I Watch TV: S.W.A.T. Season 2

S.W.A.T. Season 2

I noted in my review of the first season of SWAT that the show had a minor interest in institutional change of the policing (and thus the city) of LA. Anyway this season introduces an antithesis to this thesis, in the form of recurring villains the Emancipators. They have three interesting elements; they’re fans of 60s and 70s radical groups (recreating some actions of the Symbionese Liberation Army in particular). They like holding people hostage to have corporations, billionaires, and eventually the city spend money on improving the lives of the poor. And they like setting up automated ambushes that will cause the police to over react and kill innocents.

Fortunately the SWAT team is VERY SMART and also TOO PROFESSIONAL to be fooled into making a massacre and creating martyrs, presumably because the senior officers remember things that have happened before in LA. I’m just saying. (Also they’re the heroes). St Q, the leader of the Emancipators tries to get under Hondo’s skin about this, digging in on the problems and doubts he’s been experiencing with class, race etc throughout the season.

Hondo gets a girlfriend, loses her, then he and his mum become guardian of the son of a childhood friend (who is in prison). He also take the opportunity of a case where some criminals stealing military supplies to finally apologise to a former marine buddy of his for quitting the corps, saying that fighting the war in Somalia was less important than promoting change at home.

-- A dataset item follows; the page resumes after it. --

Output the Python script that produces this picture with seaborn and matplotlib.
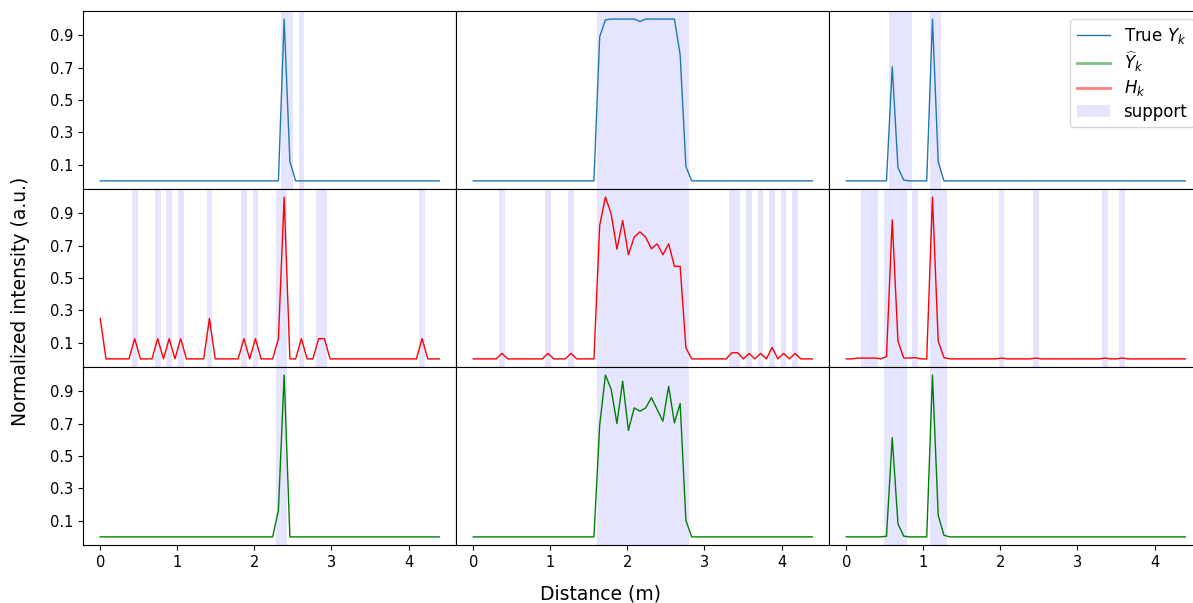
import numpy as np
import matplotlib
matplotlib.use("Agg")
import matplotlib.pyplot as plt
from matplotlib.lines import Line2D
from matplotlib.patches import Patch
import seaborn as sns

# sampling grid along the distance axis
distance = np.linspace(0, 4.4, 60)
step = distance[1] - distance[0]

# non-zero samples only (index -> value), everything else sits at 0
true_y_left = {32: 1.0, 33: 0.12}
true_y_mid = {22: 0.89, 23: 0.995, 24: 1.0, 25: 1.0, 26: 1.0, 27: 1.0, 28: 1.0,
              29: 0.985, 30: 1.0, 31: 1.0, 32: 1.0, 33: 1.0, 34: 1.0, 35: 1.0,
              36: 0.78, 37: 0.09}
true_y_right = {8: 0.705, 9: 0.083, 10: 0.005, 15: 1.0, 16: 0.117}

h_left = {0: 0.25, 6: 0.125, 10: 0.125, 12: 0.125, 14: 0.125, 19: 0.25,
          25: 0.125, 27: 0.125, 31: 0.125, 32: 1.0, 35: 0.125, 38: 0.125,
          39: 0.125, 56: 0.125}
h_mid = {5: 0.034, 13: 0.034, 17: 0.034, 22: 0.824, 23: 1.0, 24: 0.896,
         25: 0.678, 26: 0.855, 27: 0.644, 28: 0.752, 29: 0.785, 30: 0.752,
         31: 0.68, 32: 0.711, 33: 0.644, 34: 0.711, 35: 0.572, 36: 0.572,
         37: 0.069, 45: 0.038, 46: 0.038, 48: 0.034, 50: 0.034, 52: 0.071,
         54: 0.034, 56: 0.034}
h_right = {2: 0.005, 3: 0.005, 4: 0.005, 5: 0.005, 7: 0.014, 8: 0.859,
           9: 0.11, 10: 0.005, 11: 0.005, 12: 0.008, 15: 1.0, 16: 0.11,
           17: 0.008, 27: 0.005, 33: 0.005, 45: 0.005, 48: 0.005}

yhat_left = {31: 0.163, 32: 1.0}
yhat_mid = {22: 0.69, 23: 1.0, 24: 0.912, 25: 0.70, 26: 0.962, 27: 0.658,
            28: 0.797, 29: 0.777, 30: 0.797, 31: 0.861, 32: 0.787, 33: 0.715,
            34: 0.931, 35: 0.705, 36: 0.824, 37: 0.102}
yhat_right = {7: 0.004, 8: 0.613, 9: 0.08, 10: 0.005, 15: 1.0, 16: 0.133,
              17: 0.01}

# support indices per panel
support_true = [[32, 33, 35],
                list(range(22, 38)),
                [8, 9, 10, 11, 15, 16]]
support_h = [[6, 10, 12, 14, 19, 25, 27, 31, 32, 35, 38, 39, 56],
             [5, 13, 17] + list(range(22, 38)) + [45, 46, 48, 50, 52, 54, 56],
             [3, 4, 5, 7, 8, 9, 10, 12, 15, 16, 17, 27, 33, 45, 48]]
support_yhat = [[31, 32],
                list(range(22, 38)),
                [7, 8, 9, 10, 15, 16, 17]]

rows = [
    ([true_y_left, true_y_mid, true_y_right], support_true, "#1f77b4"),
    ([h_left, h_mid, h_right], support_h, "red"),
    ([yhat_left, yhat_mid, yhat_right], support_yhat, "green"),
]


def to_series(points):
    vals = np.zeros(len(distance))
    for i, v in points.items():
        vals[i] = v
    return vals


fig = plt.figure(figsize=(11.93, 6.03), dpi=100)
axes = fig.subplots(3, 3, sharex=True, sharey=True)
fig.subplots_adjust(left=0.0698, right=1.0078, top=0.9818, bottom=0.0962,
                    wspace=0, hspace=0)

for r, (panels, supports, color) in enumerate(rows):
    for c in range(3):
        ax = axes[r, c]
        for i in supports[c]:
            ax.axvspan(distance[i] - step / 2, distance[i] + step / 2,
                       color="blue", alpha=0.1, lw=0)
        sns.lineplot(x=distance, y=to_series(panels[c]), ax=ax, color=color,
                     linewidth=1, legend=False)
        ax.set_xlim(-0.22, 4.62)
        ax.set_ylim(-0.05, 1.05)
        ax.set_xticks([0, 1, 2, 3, 4])
        ax.set_yticks([0.1, 0.3, 0.5, 0.7, 0.9])
        ax.tick_params(labelsize=10.5, left=(c == 0), bottom=(r == 2))
        ax.set_xlabel("")
        ax.set_ylabel("")

handles = [
    Line2D([], [], color="#1f77b4", lw=1),
    Line2D([], [], color="green", lw=2, alpha=0.5),
    Line2D([], [], color="red", lw=2, alpha=0.5),
    Patch(facecolor="blue", alpha=0.1),
]
labels = ["True $Y_k$", r"$\widehat{Y}_k$", "$H_k$", "support"]
axes[0, 2].legend(handles, labels, loc="upper right", fontsize=12,
                  labelspacing=0.25)

fig.text(0.503, 0.015, "Distance (m)", ha="center", va="center", fontsize=13.5)
fig.text(0.017, 0.5, "Normalized intensity (a.u.)", ha="center", va="center",
         rotation=90, fontsize=13.5)

fig.savefig("out.png", dpi=100)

Everyone else gets some character bits too. Street, having got kicked off SWAT, is too cool for patrol and manages to get back on, despite budget cuts (which are partially reversed after SWAT save the city comptroller’s daughter). His Mum, Sherylin Fenn, the reason he got kicked off, goes missing and misses parole hearings. He tracks her down in time for the end of the season and stops covering for her, turning her in to get her off the drugs. I’m not sure this is actually a good thing, but he’s maybe growing up and it certainly makes him a better cop.

Deke goes into debt after his wife had a brain injury last season, and then they have another baby, and he spirals around doing some dodgy things to make money, eventually turning down the chance to have his own team and replace the supporting actor who turns up with the speaking role when more than one SWAT team is required (he gets a couple of good episodes, then retires). Eventually they sort it out. Also it turns out his wife is homophobic.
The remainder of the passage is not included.